Datensicherheit ist eine Voraussetzung für erfolgreiche neue Technologien. Die rechtliche Gestaltung und Absicherung bei Datenverkehr und -speicherung ist entscheidend. Dabei geht es um die Sicherheit aller unternehmenseigenen Daten. Die Prozesse des Datenaustausches müssen rechtskonform gestaltet sein. Und Unternehmen sollen sich bereits vor der Implementierung neuer Technologien die Frage stellen, ob die Datenübermittlung beispielsweise ins Ausland von ihrer Rechtsordnung abgedeckt wird. Mangelnde Schutzniveaus und staatliche Eingriffsbefugnisse in anderen Ländern können Investitionen auch verhindern. Außerdem muss der Datenaustausch – neben den rechtlichen Vorkehrungen – auch technisch stärker abgesichert werden.

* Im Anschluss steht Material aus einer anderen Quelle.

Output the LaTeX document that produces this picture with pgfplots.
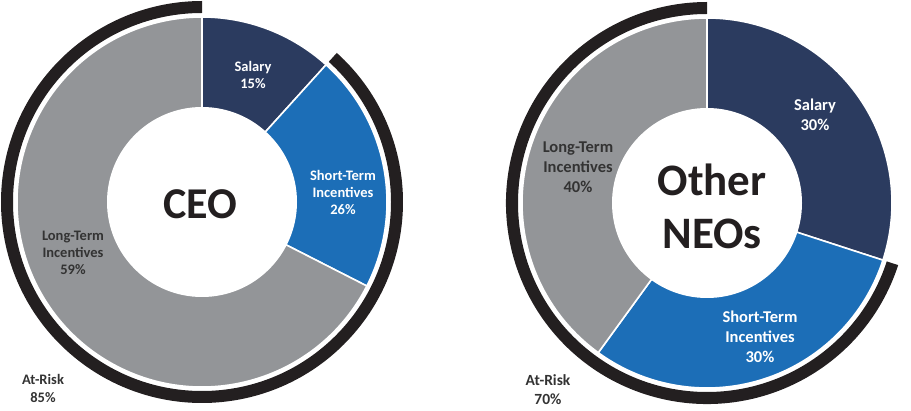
\documentclass[border=0pt]{standalone}
\usepackage{pgfplots}
\pgfplotsset{compat=1.18}
\usepackage{pgfplotstable}
\usepackage{fontspec}
\setmainfont{Carlito}
\usetikzlibrary{calc}

\definecolor{navy}{HTML}{2B3B5F}
\definecolor{midblue}{HTML}{1C6EB7}
\definecolor{slicegray}{HTML}{939598}
\definecolor{ringblack}{HTML}{231F20}
\definecolor{labeldark}{HTML}{333333}

% shares of the ring as drawn (percent of 360 degrees), clockwise from 12 o'clock
\pgfplotstableread{
slice  share
Salary 11.7
Short  20.8
Long   67.5
}\ceodata
\pgfplotstableread{
slice  share
Salary 30
Short  30
Long   40
}\neodata

% compute boundary angles (outside the axis, so values are fixed)
\newcommand{\angles}[2]{% #1 table, #2 prefix
  \pgfplotstablegetelem{0}{share}\of#1\let\tmpa\pgfplotsretval
  \pgfplotstablegetelem{1}{share}\of#1\let\tmpb\pgfplotsretval
  \pgfmathsetmacro\tmpB{90-3.6*\tmpa}
  \pgfmathsetmacro\tmpC{\tmpB-3.6*\tmpb}
  \expandafter\xdef\csname #2B\endcsname{\tmpB}
  \expandafter\xdef\csname #2C\endcsname{\tmpC}
}
\angles{\ceodata}{ceo}
\angles{\neodata}{neo}

\newcommand{\donut}[4]{% #1 cx, #2 cy, #3 angle B, #4 angle C
  \fill[navy, draw=white, line width=1.6pt] (axis cs:#1,#2) -- ++(90:185pt) arc[start angle=90, end angle=#3, radius=185pt] -- cycle;
  \fill[midblue, draw=white, line width=1.6pt] (axis cs:#1,#2) -- ++(#3:185pt) arc[start angle=#3, end angle=#4, radius=185pt] -- cycle;
  \fill[slicegray, draw=white, line width=1.6pt] (axis cs:#1,#2) -- ++(#4:185pt) arc[start angle=#4, end angle=-270, radius=185pt] -- cycle;
  \fill[white] (axis cs:#1,#2) circle[radius=95pt];
  \fill[ringblack] ($(axis cs:#1,#2)+(#3:201pt)$) arc[start angle=#3, end angle=-270, radius=201pt]
     -- ($(axis cs:#1,#2)+(-270:189pt)$) arc[start angle=-270, end angle=#3, radius=189pt] -- cycle;
}

\begin{document}
\begin{tikzpicture}
\begin{axis}[
  x=1pt, y=1pt,
  xmin=0, xmax=911, ymin=0, ymax=410,
  hide axis, clip=false,
]
\coordinate (ll) at (axis cs:0,0);
\coordinate (ur) at (axis cs:911,410);
\donut{202}{208}{\ceoB}{\ceoC}
\donut{707}{207}{\neoB}{\neoC}

% CEO labels
\node[font={\fontsize{14.5}{17}\selectfont\bfseries}, text=white, align=center] at (axis cs:253,335) {Salary\\15\%};
\node[font={\fontsize{14.5}{17}\selectfont\bfseries}, text=white, align=center] at (axis cs:343,218) {Short-Term\\Incentives\\26\%};
\node[font={\fontsize{14.5}{17}\selectfont\bfseries}, text=labeldark, align=center] at (axis cs:73,157) {Long-Term\\Incentives\\59\%};
\node[font={\fontsize{44}{50}\selectfont\bfseries}, text=ringblack, align=center] at (axis cs:200,205.5) {CEO};
\node[font={\fontsize{14.5}{18}\selectfont\bfseries}, text=labeldark, align=center] at (axis cs:43,22) {At-Risk\\85\%};

% Other NEOs labels
\node[font={\fontsize{16.5}{20}\selectfont\bfseries}, text=white, align=center] at (axis cs:815,295) {Salary\\30\%};
\node[font={\fontsize{16.5}{20}\selectfont\bfseries}, text=white, align=center] at (axis cs:760,73) {Short-Term\\Incentives\\30\%};
\node[font={\fontsize{16.5}{20}\selectfont\bfseries}, text=labeldark, align=center] at (axis cs:578,243) {Long-Term\\Incentives\\40\%};
\node[font={\fontsize{45}{53}\selectfont\bfseries}, text=ringblack, align=center] at (axis cs:712,204) {Other\\NEOs};
\node[font={\fontsize{15.5}{19}\selectfont\bfseries}, text=labeldark, align=center] at (axis cs:548,20) {At-Risk\\70\%};
\end{axis}
\pgfresetboundingbox
\useasboundingbox (ll) rectangle (ur);
\end{tikzpicture}
\end{document}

3. Schritt: Lizenzmodelle anpassen

Durch die Industrie 4.0 werden sich bekannte vertragliche Strukturen stark verändern. Am Beispiel des 3D-Drucks wird deutlich: nicht nur die Wertschöpfungs- und Lieferketten wandeln sich erheblich um, auch herkömmliche Lieferverträge müssen auf den Versand von 3D-Druckdateien angepasst werden.

Neue unternehmensübergreifende und konzerninterne Lizenzstrukturen  – insbesondere mit Berücksichtigung der steuerlichen Anforderungen – müssen her. Was ist Gegenstand der Lizenz: die Druckdatei als urheberrechtlich-geschütztes Werk? Oder Patente und Designs am Produkt selbst?

4. Haftungsfragen klären

 Die M2M-Kommunikation, von Maschine zu Maschine, erfordert zwar weniger menschliche Beteiligung, beinhaltet dafür aber andere Haftungsfragen: Wer haftet für Fehler und Ausfälle? Wer ist im Bereich des Additive Manufacturing der verantwortliche Hersteller?

Ein auf das Unternehmen abgestimmtes Liability Management ist bei Industrie 4.0 unverzichtbar. Das eigene Risikopotenzial muss erkannt und minimiert werden. Dies kann über die Vertragsgestaltung, die Formulierung interner Regelungen und passender technischer Maßnahmen, oder die Schulung der Mitarbeiter erfolgen.  

5. Außenwirtschaftsrecht beachten

Beim Transfer von Daten müssen auch das Außenwirtschaftsrecht und die Exportkontrolle beachtet werden. Selbst der konzerninterne Transfer von Technologien unterliegt den Regularien. Dies gilt zumindest dann, wenn Dual-Use-Regeln festlegen, dass Güter und Technologien, die zumindest ansatzweise im Zusammenhang mit Rüstungsgütern stehen, in den Anwendungsbereich solcher Vorschriften fallen. Bei Verstoß drohen den Unternehmen strafrechtliche oder ordnungswidrigkeitenrechtliche Konsequenzen.

Besonders europäische Exportbeschränkungen lassen wenig Zeit für Umsetzungen. Einkaufs-, Vertriebs- und Rechtsabteilungen müssen daher – im Zeitalter Industrie 4.0 – rechtzeitig handeln und für kritische Bereiche einen Maßnahmenkatalog erarbeiten.


Quelle:

Dr. Tobias Fuchs: In fünf Schritten zur rechtlichen Sicherheit, in: FAZ Verlagsspezial vom 09.04.2015, S. V6.

Bundesministerium für politische Bildung und Forschung: Zukunftsprojekt Industrie 4.0, auf bmbf.de (zuletzt abgerufen am 22.04.2015).